En realidad, ningún gobierno ha adoptado ninguna medida concreta. El climatismo
se impone más bien porque es una creencia de recambio. Los que creían en Dios
creen ahora en el poder redentor de la selva amazónica y de los molinos de
viento. Los que creían en la Gran Noche bolchevique, y a la que tuvieron que
renunciar tras la caída del Muro de Berlín, han recobrado la esperanza de
derrotar al capitalismo por otros medios. Contra este deseo de creer, no se escucha
ninguna crítica. Es la razón por la cual los políticos se han unido a la ola
verde en vez de resistirse a ella; es más cómodo y no compromete a nada. Mejor
aún, para el hombre de Estado contemporáneo, desamparado frente a la economía
globalizada y el individualismo de los ciudadanos, el climatismo es una causa
novedosa y buena. Los estados, en la lucha contra el cambio climático,
encuentran una razón de ser, y, por añadidura, en el bando de los ángeles.

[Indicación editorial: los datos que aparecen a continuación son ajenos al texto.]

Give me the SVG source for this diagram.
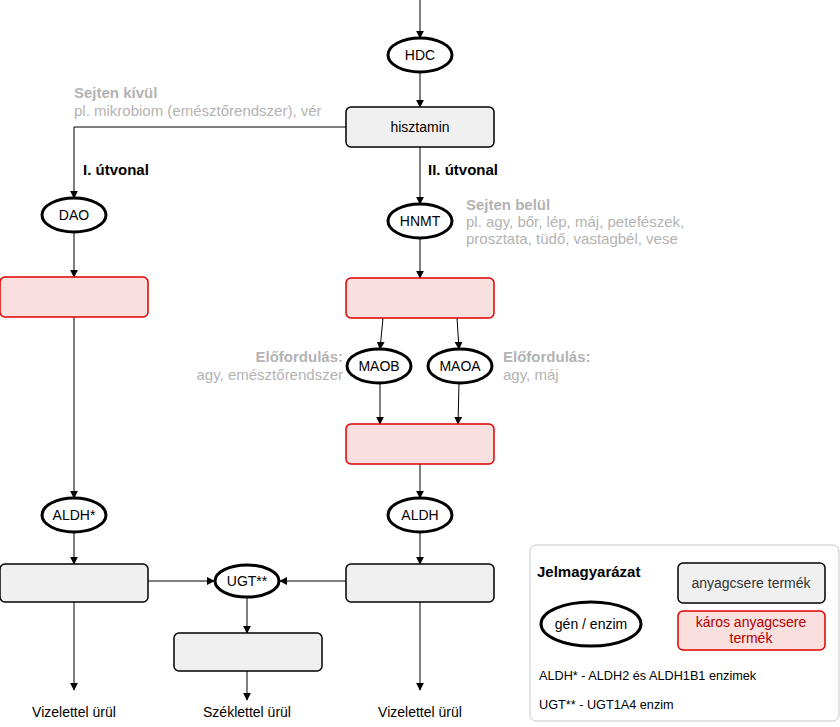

¿Exageramos? Apenas. Si los dirigentes políticos quisiesen verdaderamente
controlar, no ya el clima, lo que no tiene ningún sentido, pero sí al menos la
producción de dióxido de carbono –aunque solo fuese por precaución–, existen
soluciones técnicas relativamente sencillas, como el recurso sistemático a la
energía nuclear y la imposición de un gravamen mundial sobre el carbono. Pero a
los climatistas no les interesan las soluciones concretas, lo que les importa
es cuestionar el orden existente, desfilar y estar del lado del Bien.
Por
lo tanto, el climatismo tiene un buen futuro; en cuanto al clima real, no lo
sabemos. Todos estaremos muertos antes de que, de aquí a un siglo, un
termómetro emita su veredicto y divida a los creyentes y a los escépticos.